As for the rest of the kids of Armstrong/Parker House, it feels like they are just play-acting at black radicalism with nothing really at stake. The film was missing a good “town and gown” moment, a staple of college films like Good Will Hunting, Breaking Away, and School Daze. These scenes serve to check the college students’ privileged pretensions, snapping them back to the reality of the world outside of the cloistered campus, a world where people struggle and where conflict and identity have real consequences.

The limits of that approach have their own consequences for the way the film is able to treat its characters who come from different class backgrounds, and Coco represents its missed opportunity to talk about class and color consciousness. It’s implied that the dark-skinned Coco came from Southside Chicago, and this puts her striving in perspective. Sam, the light-skinned, half-white rich black kid was the one who was the most militant, while Coco is doing whatever she can do to have a financially secure future. These dynamics don't get treated with as much attention as the black students' relations with white people. Not much is said about financial aid or affordability of the school at all. Yeah, yeah, I know. It’s just a comedy, and I’m asking too much from a movie already overloaded with plot lines, but this is an important aspect of the black experience at majority white institutions, and giving us more of the complexity in Coco’s storyline could have unlocked this film's ability to skewer class and privilege, too, which it is sorely missing.

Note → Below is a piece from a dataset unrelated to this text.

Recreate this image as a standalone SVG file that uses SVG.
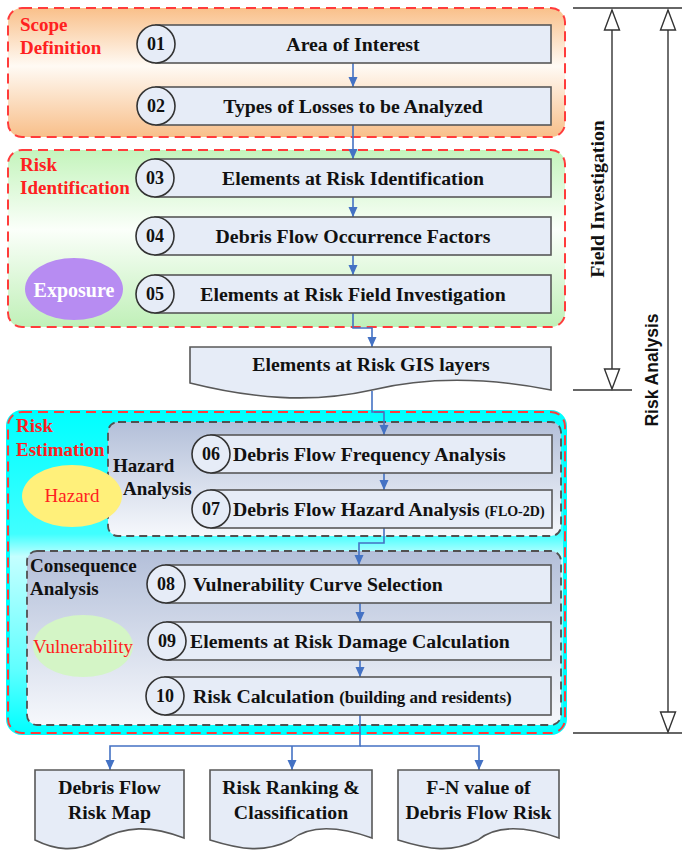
<svg xmlns="http://www.w3.org/2000/svg" width="682" height="850" viewBox="0 0 682 850">
<defs>
<linearGradient id="gScope" x1="0" y1="0" x2="0" y2="1">
<stop offset="0" stop-color="#f9c08a"/><stop offset="0.45" stop-color="#fffaf4"/><stop offset="1" stop-color="#f8bf8a"/>
</linearGradient>
<linearGradient id="gRisk" x1="0" y1="0" x2="0" y2="1">
<stop offset="0" stop-color="#c4f4bc"/><stop offset="0.45" stop-color="#fbfffa"/><stop offset="1" stop-color="#c0f0b8"/>
</linearGradient>
<linearGradient id="gEst" x1="0" y1="0" x2="0" y2="1">
<stop offset="0" stop-color="#00ffff"/><stop offset="0.38" stop-color="#40ffff"/><stop offset="0.45" stop-color="#c4ffff"/><stop offset="0.8" stop-color="#60ffff"/><stop offset="1" stop-color="#00ffff"/>
</linearGradient>
<linearGradient id="gSub" x1="0" y1="0" x2="0" y2="1">
<stop offset="0" stop-color="#b3bfd9"/><stop offset="1" stop-color="#f6f8fc"/>
</linearGradient>
<marker id="ah" markerWidth="10" markerHeight="10" refX="10" refY="5" orient="auto" markerUnits="userSpaceOnUse">
<path d="M0,0.5 L10,5 L0,9.5 z" fill="#4472c4"/>
</marker>
<style>
.stage{stroke:#ff3b3b;stroke-width:2;stroke-dasharray:10 6;}
.sub{stroke:#505050;stroke-width:1.8;stroke-dasharray:8 5;fill:url(#gSub);}
.box{fill:#e6ecf7;stroke:#585858;stroke-width:1.6;}
.num{fill:#e6ecf7;stroke:#333;stroke-width:1.6;}
.t{font-family:"Liberation Serif","Times New Roman",serif;font-weight:bold;font-size:19.8px;fill:#111;}
.n{font-family:"Liberation Serif","Times New Roman",serif;font-weight:bold;font-size:18px;fill:#111;text-anchor:middle;}
.red{font-family:"Liberation Serif","Times New Roman",serif;font-weight:bold;font-size:19px;fill:#ff2020;}
.lab{font-family:"Liberation Serif","Times New Roman",serif;font-weight:bold;font-size:19px;fill:#111;}
.ell{font-family:"Liberation Serif","Times New Roman",serif;font-size:19px;fill:#ff2020;text-anchor:middle;}
.c{text-anchor:middle;}
.conn{fill:none;stroke:#4472c4;stroke-width:1.6;}
.dim{fill:none;stroke:#333;stroke-width:1.4;}
.tri{fill:#fff;stroke:#333;stroke-width:1.4;}
</style>
</defs>

<!-- Stage containers -->
<g id="scope-definition">
<rect x="8" y="8" width="557" height="129" rx="14" fill="url(#gScope)" class="stage"/>
<text class="red" x="20" y="31">Scope</text>
<text class="red" x="20" y="54">Definition</text>
</g>
<g id="risk-identification">
<rect x="8" y="150" width="557" height="177" rx="14" fill="url(#gRisk)" class="stage"/>
<text class="red" x="20" y="171">Risk</text>
<text class="red" x="20" y="194">Identification</text>
</g>
<g id="risk-estimation">
<rect x="8" y="412" width="557" height="321" rx="14" fill="url(#gEst)" stroke="#00ffff" stroke-width="4"/>
<rect x="8" y="412" width="557" height="321" rx="14" fill="none" class="stage"/>
<text class="red" x="16" y="432">Risk</text>
<text class="red" x="16" y="456">Estimation</text>
</g>
<g id="hazard-analysis">
<rect x="108" y="422" width="453" height="114" rx="10" class="sub"/>
<text class="lab" x="113" y="472">Hazard</text>
<text class="lab" x="123" y="495">Analysis</text>
</g>
<g id="consequence-analysis">
<rect x="27" y="551" width="534" height="174" rx="10" class="sub"/>
<text class="lab" x="30" y="572">Consequence</text>
<text class="lab" x="30" y="595">Analysis</text>
</g>

<!-- Ellipse labels -->
<g id="exposure">
<ellipse cx="74" cy="289" rx="49" ry="31" fill="#b78cf2"/>
<text x="74" y="297" class="c" font-family="Liberation Serif, Times New Roman, serif" font-weight="bold" font-size="20" fill="#ffffff">Exposure</text>
</g>
<g id="hazard">
<ellipse cx="72" cy="496" rx="50" ry="31" fill="#fff07a"/>
<text class="ell" x="72" y="502">Hazard</text>
</g>
<g id="vulnerability">
<ellipse cx="83" cy="646" rx="50" ry="31" fill="#d4f5c6"/>
<text class="ell" x="83" y="653">Vulnerability</text>
</g>

<!-- Connectors -->
<g id="connectors">
<path class="conn" d="M353,63 V87" marker-end="url(#ah)"/>
<path class="conn" d="M353,125 V159" marker-end="url(#ah)"/>
<path class="conn" d="M353,197 V217" marker-end="url(#ah)"/>
<path class="conn" d="M353,255 V275" marker-end="url(#ah)"/>
<path class="conn" d="M353,313 V328 H372 V347" marker-end="url(#ah)"/>
<path class="conn" d="M372,391 V412 H384 V435" marker-end="url(#ah)"/>
<path class="conn" d="M384,473 V490" marker-end="url(#ah)"/>
<path class="conn" d="M384,528 V543 H359 V565" marker-end="url(#ah)"/>
<path class="conn" d="M360,603 V622" marker-end="url(#ah)"/>
<path class="conn" d="M360,660 V677" marker-end="url(#ah)"/>
<path class="conn" d="M360,715 V746 H110 V770" marker-end="url(#ah)"/>
<path class="conn" d="M360,746 H479 V770" marker-end="url(#ah)"/>
<path class="conn" d="M292,746 V770" marker-end="url(#ah)"/>
</g>

<!-- Process nodes -->
<g id="n01">
<rect class="box" x="156" y="25" width="395" height="38"/>
<circle class="num" cx="156" cy="44" r="19"/>
<text class="n" x="156" y="50">01</text>
<text class="t c" x="353" y="50.5">Area of Interest</text>
</g>
<g id="n02">
<rect class="box" x="156" y="87" width="395" height="38"/>
<circle class="num" cx="156" cy="106" r="19"/>
<text class="n" x="156" y="112">02</text>
<text class="t c" x="353" y="112.5">Types of Losses to be Analyzed</text>
</g>
<g id="n03">
<rect class="box" x="155" y="159" width="396" height="38"/>
<circle class="num" cx="155" cy="178" r="19"/>
<text class="n" x="155" y="184">03</text>
<text class="t c" x="353" y="184.5">Elements at Risk Identification</text>
</g>
<g id="n04">
<rect class="box" x="155" y="217" width="396" height="38"/>
<circle class="num" cx="155" cy="236" r="19"/>
<text class="n" x="155" y="242">04</text>
<text class="t c" x="353" y="242.5">Debris Flow Occurrence Factors</text>
</g>
<g id="n05">
<rect class="box" x="155" y="275" width="396" height="38"/>
<circle class="num" cx="155" cy="294" r="19"/>
<text class="n" x="155" y="300">05</text>
<text class="t c" x="353" y="300.5">Elements at Risk Field Investigation</text>
</g>
<g id="gis-layers">
<path class="box" d="M190,347 H551 V390 C490,378 430,376 372,390 C310,404 250,398 190,383 Z"/>
<text class="t c" x="371" y="371">Elements at Risk GIS layers</text>
</g>
<g id="n06">
<rect class="box" x="211" y="435" width="341" height="38"/>
<circle class="num" cx="211" cy="454" r="19"/>
<text class="n" x="211" y="460">06</text>
<text class="t" x="233" y="460.5">Debris Flow Frequency Analysis</text>
</g>
<g id="n07">
<rect class="box" x="211" y="490" width="341" height="38"/>
<circle class="num" cx="211" cy="509" r="19"/>
<text class="n" x="211" y="515">07</text>
<text class="t" x="233" y="515.5">Debris Flow Hazard Analysis <tspan font-size="14">(FLO-2D)</tspan></text>
</g>
<g id="n08">
<rect class="box" x="166" y="565" width="385" height="38"/>
<circle class="num" cx="166" cy="584" r="19"/>
<text class="n" x="166" y="590">08</text>
<text class="t" x="193" y="590.5">Vulnerability Curve Selection</text>
</g>
<g id="n09">
<rect class="box" x="167" y="622" width="384" height="38"/>
<circle class="num" cx="167" cy="641" r="19"/>
<text class="n" x="167" y="647">09</text>
<text class="t" x="190" y="647.5">Elements at Risk Damage Calculation</text>
</g>
<g id="n10">
<rect class="box" x="165" y="677" width="386" height="38"/>
<circle class="num" cx="165" cy="696" r="19"/>
<text class="n" x="165" y="702">10</text>
<text class="t" x="193" y="702.5">Risk Calculation <tspan font-size="17">(building and residents)</tspan></text>
</g>

<!-- Output documents -->
<g id="out-risk-map">
<path class="box" d="M35,770 H184 V838 C150,825 125,826 100,840 C75,853 55,850 35,840 Z"/>
<text class="t c" x="109.5" y="794">Debris Flow</text>
<text class="t c" x="109.5" y="819">Risk Map</text>
</g>
<g id="out-ranking">
<path class="box" d="M210,770 H372 V838 C335,825 308,826 291,840 C264,853 242,850 210,840 Z"/>
<text class="t c" x="291" y="794">Risk Ranking &amp;</text>
<text class="t c" x="291" y="819">Classification</text>
</g>
<g id="out-fn">
<path class="box" d="M398,770 H559 V838 C522,825 495,826 478,840 C451,853 430,850 398,840 Z"/>
<text class="t c" x="478.5" y="794">F-N value of</text>
<text class="t c" x="478.5" y="819">Debris Flow Risk</text>
</g>

<!-- Dimension indicators -->
<g id="field-investigation">
<line class="dim" x1="573" y1="8" x2="682" y2="8"/>
<line class="dim" x1="612" y1="10" x2="612" y2="388"/>
<path class="tri" d="M612,10 L619.5,30 L604.5,30 Z"/>
<path class="tri" d="M612,389 L619.5,369 L604.5,369 Z"/>
<line class="dim" x1="573" y1="390" x2="632" y2="390"/>
<text transform="translate(603.5,199) rotate(-90)" class="t c">Field Investigation</text>
</g>
<g id="risk-analysis">
<line class="dim" x1="668" y1="10" x2="668" y2="731"/>
<path class="tri" d="M668,10 L675.5,30 L660.5,30 Z"/>
<path class="tri" d="M668,732 L675.5,712 L660.5,712 Z"/>
<line class="dim" x1="573" y1="733" x2="682" y2="733"/>
<text transform="translate(658,370) rotate(-90)" text-anchor="middle" font-family="Liberation Sans, Arial, sans-serif" font-weight="bold" font-size="17.5" fill="#111">Risk Analysis</text>
</g>
</svg>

I admit I am a bit old-fashioned about all that responsibilities of the black intellectual stuff, and I’m as hard on myself about it as anyone else. I did grow up with that burden of representation hanging over my head and I eventually went to Morehouse College, where representing the race was drilled into us. Maybe those responsibilities really are irrelevant for assimilated black Ivy Leaguers. Maybe I should accept that this film is only meant to be a story about that particular class, and has just as much in common with character studies of the over-educated white upper class—like the movies of Woody Allen or Noah Baumbach—as it does with School Daze or Higher Learning.

But watching the hijinks in Dear White People made me think that maybe what is needed is a “Pound Cake Speech” for the black upper class, a clarion call for them to take all that power that they are clamoring for and use it for something greater and more important than telling their white classmates not to touch their hair. Because without that critique, all that a film like this can amount to is an instruction manual for white liberals on how not to offend their dear black friends. Maybe, as Du Bois put it, this film really is the black elite “painting the truth about themselves and their own social class.” And maybe, in the aftermath of Trayvon Martin, Renisha McBride, and Marissa Alexander, and Ferguson, I’m finding that truth unacceptable. Maybe these characters really are representative of the black elite who are presumably on their way toward access to the levers of media control, and really just want a piece of the action. Just forgive me if I don’t have any confidence that they’ll do anything meaningful with it.